For the first couple of days, I did reasonably well. In Vientiane, I sampled sticky rice, fresh herbs, grilled meats and the ubiquitous papaya salad. It was delightful, light yet deceptively simple. And then, quite suddenly and without warning, it struck; the craving. Not a passing thought, but an insistent longing for Indian food. It began as a mild curiosity. Within hours, especially during meal times, this innocent thought evolves into a mission. Eyes, once admiring colonial buildings and Buddhist temples, start scanning signboards for familiar words: curry, tandoor, naan.
Laos had anticipated this moment of weakness. In Vientiane, I stumbled upon ‘Roti House’, a modest establishment that did not pretend to be anything other than a lifeline. The moment I saw “roti” on the signboard, my pace quickened. Inside, the menu read like a comforting reunion; dal, paneer, chicken curry, and yes, the eternal favorite, butter chicken. I ordered with an urgency quite untypical of me, the first bite restorative, the spices, the warmth, the sheer familiarity felt like being gently welcomed back into my world. Around me, other travelers, clearly from various corners of India were engaged in the same ritual, an unspoken camaraderie hung in the air, a shared recognition that we had all reached the same culinary conclusion.
A few days later, in Luang Prabang, the pattern repeated itself, my quest leading me to ‘Nisha Indian Restaurant’. The setting was charming, the food unapologetically Indian, and the clientele visibly smug. Plates of dal makhani, naan, and biryani were making the rounds with the solemnity of sacred offerings.

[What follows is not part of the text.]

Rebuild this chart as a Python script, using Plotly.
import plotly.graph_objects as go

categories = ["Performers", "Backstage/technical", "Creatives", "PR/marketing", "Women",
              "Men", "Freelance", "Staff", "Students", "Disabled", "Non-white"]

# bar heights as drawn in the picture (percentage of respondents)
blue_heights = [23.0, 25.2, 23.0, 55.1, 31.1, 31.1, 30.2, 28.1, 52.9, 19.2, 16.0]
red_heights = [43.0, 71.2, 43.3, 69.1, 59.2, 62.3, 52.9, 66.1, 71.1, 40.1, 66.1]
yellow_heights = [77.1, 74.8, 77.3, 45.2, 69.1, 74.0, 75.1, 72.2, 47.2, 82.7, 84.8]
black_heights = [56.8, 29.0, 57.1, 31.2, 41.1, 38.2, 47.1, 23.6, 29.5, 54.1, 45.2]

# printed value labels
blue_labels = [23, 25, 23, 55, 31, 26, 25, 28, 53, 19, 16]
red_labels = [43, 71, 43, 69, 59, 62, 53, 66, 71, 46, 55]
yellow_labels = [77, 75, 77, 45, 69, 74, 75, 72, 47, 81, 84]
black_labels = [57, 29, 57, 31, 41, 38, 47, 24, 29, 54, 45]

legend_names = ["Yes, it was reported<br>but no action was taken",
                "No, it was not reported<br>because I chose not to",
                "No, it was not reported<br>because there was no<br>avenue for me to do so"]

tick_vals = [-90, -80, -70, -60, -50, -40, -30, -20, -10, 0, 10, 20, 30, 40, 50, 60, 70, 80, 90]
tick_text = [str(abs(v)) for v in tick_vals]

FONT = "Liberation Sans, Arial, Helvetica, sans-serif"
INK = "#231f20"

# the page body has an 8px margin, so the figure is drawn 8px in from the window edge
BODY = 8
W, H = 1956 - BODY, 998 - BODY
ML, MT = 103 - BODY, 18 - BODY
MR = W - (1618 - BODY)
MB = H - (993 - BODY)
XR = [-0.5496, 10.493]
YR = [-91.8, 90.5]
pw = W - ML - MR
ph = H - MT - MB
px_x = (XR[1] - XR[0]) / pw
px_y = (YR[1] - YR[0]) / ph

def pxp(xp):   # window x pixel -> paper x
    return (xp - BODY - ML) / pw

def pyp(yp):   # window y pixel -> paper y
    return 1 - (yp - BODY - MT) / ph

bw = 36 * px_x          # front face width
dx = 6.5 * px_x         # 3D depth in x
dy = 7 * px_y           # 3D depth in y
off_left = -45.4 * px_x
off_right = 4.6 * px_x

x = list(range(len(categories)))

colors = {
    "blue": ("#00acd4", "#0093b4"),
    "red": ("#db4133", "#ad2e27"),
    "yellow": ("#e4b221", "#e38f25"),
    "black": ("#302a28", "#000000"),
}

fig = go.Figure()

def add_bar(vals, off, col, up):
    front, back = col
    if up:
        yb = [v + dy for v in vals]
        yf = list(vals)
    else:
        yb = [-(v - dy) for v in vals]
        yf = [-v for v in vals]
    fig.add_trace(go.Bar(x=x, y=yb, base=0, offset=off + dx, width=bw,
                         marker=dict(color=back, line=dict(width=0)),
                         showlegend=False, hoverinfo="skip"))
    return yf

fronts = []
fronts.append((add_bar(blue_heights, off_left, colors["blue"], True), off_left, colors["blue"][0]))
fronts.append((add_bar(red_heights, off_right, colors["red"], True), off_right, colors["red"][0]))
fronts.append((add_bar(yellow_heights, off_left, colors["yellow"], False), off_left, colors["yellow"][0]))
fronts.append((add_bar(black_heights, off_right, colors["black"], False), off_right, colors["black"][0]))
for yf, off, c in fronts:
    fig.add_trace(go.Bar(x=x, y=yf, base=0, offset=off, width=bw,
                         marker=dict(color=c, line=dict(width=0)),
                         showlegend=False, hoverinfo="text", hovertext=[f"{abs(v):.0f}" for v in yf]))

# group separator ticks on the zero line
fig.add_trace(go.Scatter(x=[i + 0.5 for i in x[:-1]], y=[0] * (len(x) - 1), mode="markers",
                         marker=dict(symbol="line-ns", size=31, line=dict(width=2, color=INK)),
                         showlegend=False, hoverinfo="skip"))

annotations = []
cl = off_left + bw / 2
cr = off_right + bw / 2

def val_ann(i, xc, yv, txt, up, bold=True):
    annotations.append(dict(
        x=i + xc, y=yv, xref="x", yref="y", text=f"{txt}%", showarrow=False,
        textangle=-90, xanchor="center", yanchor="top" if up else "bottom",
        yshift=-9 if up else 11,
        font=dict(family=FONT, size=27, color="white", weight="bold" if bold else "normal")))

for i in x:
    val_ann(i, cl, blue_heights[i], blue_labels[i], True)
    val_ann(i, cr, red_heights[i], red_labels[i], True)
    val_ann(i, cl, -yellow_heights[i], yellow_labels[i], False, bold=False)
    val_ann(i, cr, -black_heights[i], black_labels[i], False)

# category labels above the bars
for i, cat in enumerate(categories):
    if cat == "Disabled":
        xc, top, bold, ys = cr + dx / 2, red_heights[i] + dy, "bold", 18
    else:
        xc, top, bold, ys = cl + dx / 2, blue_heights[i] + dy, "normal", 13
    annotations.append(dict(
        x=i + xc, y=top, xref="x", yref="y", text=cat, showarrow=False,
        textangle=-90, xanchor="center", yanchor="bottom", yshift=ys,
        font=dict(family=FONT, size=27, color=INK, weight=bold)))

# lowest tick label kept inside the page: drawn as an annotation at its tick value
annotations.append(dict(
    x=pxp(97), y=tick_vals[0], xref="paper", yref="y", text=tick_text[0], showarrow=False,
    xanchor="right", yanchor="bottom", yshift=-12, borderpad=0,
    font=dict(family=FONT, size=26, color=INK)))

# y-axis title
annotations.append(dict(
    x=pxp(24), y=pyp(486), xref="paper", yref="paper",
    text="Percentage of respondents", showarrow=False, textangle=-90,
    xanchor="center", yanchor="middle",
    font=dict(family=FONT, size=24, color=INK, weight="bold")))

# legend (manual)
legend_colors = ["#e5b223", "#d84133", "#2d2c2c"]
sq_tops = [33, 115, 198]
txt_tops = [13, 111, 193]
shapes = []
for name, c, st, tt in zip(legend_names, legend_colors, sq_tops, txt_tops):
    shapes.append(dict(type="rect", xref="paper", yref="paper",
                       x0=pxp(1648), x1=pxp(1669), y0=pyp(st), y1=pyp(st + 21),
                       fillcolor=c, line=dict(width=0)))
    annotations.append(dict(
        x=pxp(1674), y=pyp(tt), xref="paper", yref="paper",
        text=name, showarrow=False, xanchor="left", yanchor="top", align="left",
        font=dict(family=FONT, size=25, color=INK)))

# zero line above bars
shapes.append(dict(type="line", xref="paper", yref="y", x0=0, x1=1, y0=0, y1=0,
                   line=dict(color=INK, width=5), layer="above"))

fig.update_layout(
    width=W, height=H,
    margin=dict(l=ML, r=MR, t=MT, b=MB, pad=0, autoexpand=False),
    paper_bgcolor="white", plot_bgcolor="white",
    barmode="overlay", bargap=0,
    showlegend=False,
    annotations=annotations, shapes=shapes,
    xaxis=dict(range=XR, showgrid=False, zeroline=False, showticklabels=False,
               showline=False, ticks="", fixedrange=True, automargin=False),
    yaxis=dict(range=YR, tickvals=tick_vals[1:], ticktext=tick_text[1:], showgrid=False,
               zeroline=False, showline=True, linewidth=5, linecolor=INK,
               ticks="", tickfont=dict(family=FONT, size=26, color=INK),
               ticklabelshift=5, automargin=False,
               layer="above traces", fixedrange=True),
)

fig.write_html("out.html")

I do not think this phenomenon is uniquely Indian. Travellers from all cultures experience similar cravings. The British may long for their roast dinners, the Italians for their pasta, and the Japanese for their rice bowls. So why shouldn’t  this not happen to us? What’s wrong about craving Indian food on  overseas trips?
Perhaps it is the sheer complexity of Indian cuisine, the layering of spices, the variety of textures, the regional diversity, that cannot be easily replicated or replaced. After a few days of unfamiliar flavors, the palate begins to protest. Globalisation has ensured that Indian food is rarely out of reach. From Bangkok’s bustling sois to the quieter streets of Laos, Indian restaurants have quietly established themselves as culinary embassies, places to find a decent curry. These restaurants, scattered across unlikely geographies, usually serve a dual purpose. They cater to homesick travellers while introducing Indian cuisine to the world.
My own travel adventure was enriched by these culinary detours. Between bowls of local delicacies and plates of familiar comfort, I found a balance, a way to explore the world without losing my footing. And perhaps that is the true essence of travel: to wander far, to taste widely, but always to find your way back, preferably with a piece of garlic naan.